Los ecosistemas marinos son los más fascinantes de la tierra, seguramente por lo ajeno que nos puede resultar el medio acuático. No solos nos fascina con su belleza desbordante, sino que nos provee de algunos de los manjares más exquisitos conocidos. Las almejas en general, y las almejas a la marinera en particular, nos precipitan a una sinfonía de sabores y aromas reconocibles, meciéndonos sosegadamente en un alarde de belleza y majestuosidad sin parangón.
Tal carta de presentación pudiera parecer exagerada, sin embargo, el hombre rinde culto a este molusco desde millones de años, a lo largo y ancho del globo terráqueo. Sin alzar tanto la vista, en España, encontramos la primera referencia concreta a las almejas a la marinera bien entrado el siglo XX. Si retrocediéramos al año 1611, en el libro Arte de Cozina escrito por Martínez Motiño, intuiríamos un plato de demostrada semejanza, aliñando las almejas con limón y cebolla.
A lo largo de la historia se repiten versiones que ya orbitan en torno al concepto de la marinera actual, con la salvedad de que se ligan con huevo batido o manteca, práctica habitual desde la Edad Media. Cuando España tiene contacto con la sofisticada y ecléctica cocina francesa, la fórmula cambia, en pro de un refinamiento que nos conduce a incorporar como base un roux. Surgen a su vez variantes con un fuerte componente regional, como el pimentón típico de Carril.
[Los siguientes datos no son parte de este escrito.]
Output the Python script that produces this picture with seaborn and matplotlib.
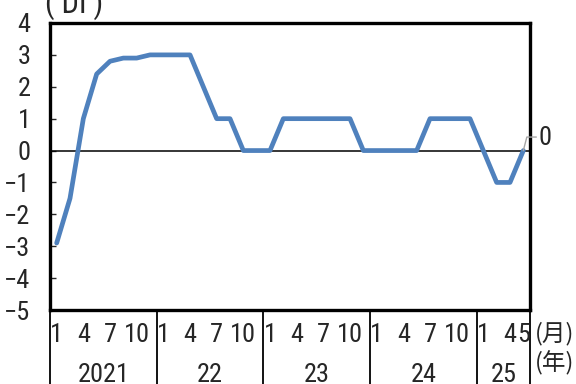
import numpy as np
import pandas as pd
import seaborn as sns
import matplotlib
matplotlib.use("Agg")
import matplotlib.pyplot as plt
from matplotlib import font_manager
from matplotlib.font_manager import FontProperties
from matplotlib.lines import Line2D
import matplotlib.transforms as mtransforms

# ---- data ----
years = ["2021", "22", "23", "24", "25"]
points_per_year = [8, 8, 8, 8, 4]
month_labels = ["1", "", "4", "", "7", "", "10", "",
                "1", "", "4", "", "7", "", "10", "",
                "1", "", "4", "", "7", "", "10", "",
                "1", "", "4", "", "7", "", "10", "",
                "1", "", "4", "5"]
di_values = [-2.9, -1.5, 1.0, 2.4, 2.8, 2.9, 2.9, 3.0,
             3.0, 3.0, 3.0, 2.0, 1.0, 1.0, 0.0, 0.0,
             0.0, 1.0, 1.0, 1.0, 1.0, 1.0, 1.0, 0.0,
             0.0, 0.0, 0.0, 0.0, 1.0, 1.0, 1.0, 1.0,
             0.0, -1.0, -1.0, 0.0]
y_ticks = [-5, -4, -3, -2, -1, 0, 1, 2, 3, 4]

df = pd.DataFrame({"idx": np.arange(len(di_values)), "di": di_values})

sns.set_style("white")
plt.rcParams["font.family"] = ["Noto Sans CJK JP", "DejaVu Sans"]

# choose a condensed font for numbers if one is installed
fs = 19
cond_path = None
entries = font_manager.fontManager.ttflist
def is_regular(f):
    return f.style == "normal" and f.weight in (400, "normal", "regular", "book")
prefs = [
    lambda f: f.name == "Liberation Sans Narrow",
    lambda f: f.name == "Roboto Condensed",
    lambda f: f.name == "DejaVu Sans" and f.stretch in ("condensed", "semi-condensed"),
    lambda f: "Condensed" in f.name or "Narrow" in f.name,
    lambda f: f.stretch in ("condensed", "semi-condensed", "extra-condensed"),
]
for p in prefs:
    hits = [f for f in entries if p(f) and is_regular(f)]
    if hits:
        cond_path = hits[0].fname
        break
if cond_path:
    numfp = FontProperties(fname=cond_path, size=fs)
    difp = FontProperties(fname=cond_path, size=fs + 3)
else:
    numfp = FontProperties(family="DejaVu Sans", size=fs - 3)
    difp = FontProperties(family="DejaVu Sans", size=fs)
cjkfp = FontProperties(family="Noto Sans CJK JP", size=fs - 2)

W, H = 576, 384
fig = plt.figure(figsize=(W / 100, H / 100), dpi=100)
ax_l, ax_r, ax_t, ax_b = 50, 530, 23, 310
ax = fig.add_axes([ax_l / W, 1 - ax_b / H, (ax_r - ax_l) / W, (ax_b - ax_t) / H])

sns.lineplot(data=df, x="idx", y="di", ax=ax, color="#4F81BD", linewidth=3.4)
ax.axhline(0, color="black", linewidth=1.1, zorder=1)

n = len(di_values)
ax.set_xlim(-0.5, n - 0.5)
ax.set_ylim(-5, 4)
ax.set_xlabel("")
ax.set_ylabel("")

for s in ax.spines.values():
    s.set_visible(True)
    s.set_color("black")
    s.set_linewidth(2.4)

ax.set_yticks(y_ticks)
ax.set_yticklabels([("\u2212" + str(-v)) if v < 0 else str(v) for v in y_ticks])
for t in ax.get_yticklabels():
    t.set_fontproperties(numfp)
ax.tick_params(axis="y", direction="in", length=4, width=1, pad=14, left=True)
ax.set_xticks([])

trans = mtransforms.blended_transform_factory(ax.transData, ax.transAxes)
axh = ax_b - ax_t
y_month = -(335 - ax_b) / axh
y_year = -(375 - ax_b) / axh

for i, lab in enumerate(month_labels):
    if lab:
        ax.text(i, y_month, lab, transform=trans, ha="center", va="center",
                fontproperties=numfp)

start = 0
bounds = [-0.5]
for yr, cnt in zip(years, points_per_year):
    ax.text(start + (cnt - 1) / 2, y_year, yr, transform=trans, ha="center",
            va="center", fontproperties=numfp)
    start += cnt
    bounds.append(start - 0.5)
for b in bounds:
    ax.add_line(Line2D([b, b], [0, -0.4], transform=trans, color="black",
                       linewidth=1.3, clip_on=False))

fig.text(555 / W, 1 - 334 / H, "(月)", ha="center", va="center", fontproperties=cjkfp)
fig.text(555 / W, 1 - 363 / H, "(年)", ha="center", va="center", fontproperties=cjkfp)
fig.text(74 / W, 1 - 4 / H, "( DI )", ha="center", va="center", fontproperties=difp)

# data label for last point
px, py = ax.transData.transform((n - 1, di_values[-1]))
leader_x = [px, px + 3.5, px + 13]
leader_y = [py, py + 13.5, py + 13.5]
fig.add_artist(Line2D(leader_x, leader_y, transform=mtransforms.IdentityTransform(),
                      color="#A6A6A6", linewidth=1.0))
fig.text((px + 22) / W, (py + 13) / H, f"{di_values[-1]:g}", ha="center", va="center",
         fontproperties=numfp)

fig.savefig("out.png", dpi=100)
A propósito de Carril, cabe destacar la importancia de la protagonista indiscutible del plato; la almeja. En el mercado encontraremos un amplio abanico de tipos que cuentan con una marcada diferenciación, desde el tamaño, pasando por sus matices gustativos y, evidentemente, terminando por su precio. Destacaríamos la almeja fina o de Carril, presentando una carne firme y muy jugosa. Igualmente interesante —y mucho más económica— resulta el Moelo o Escupiña.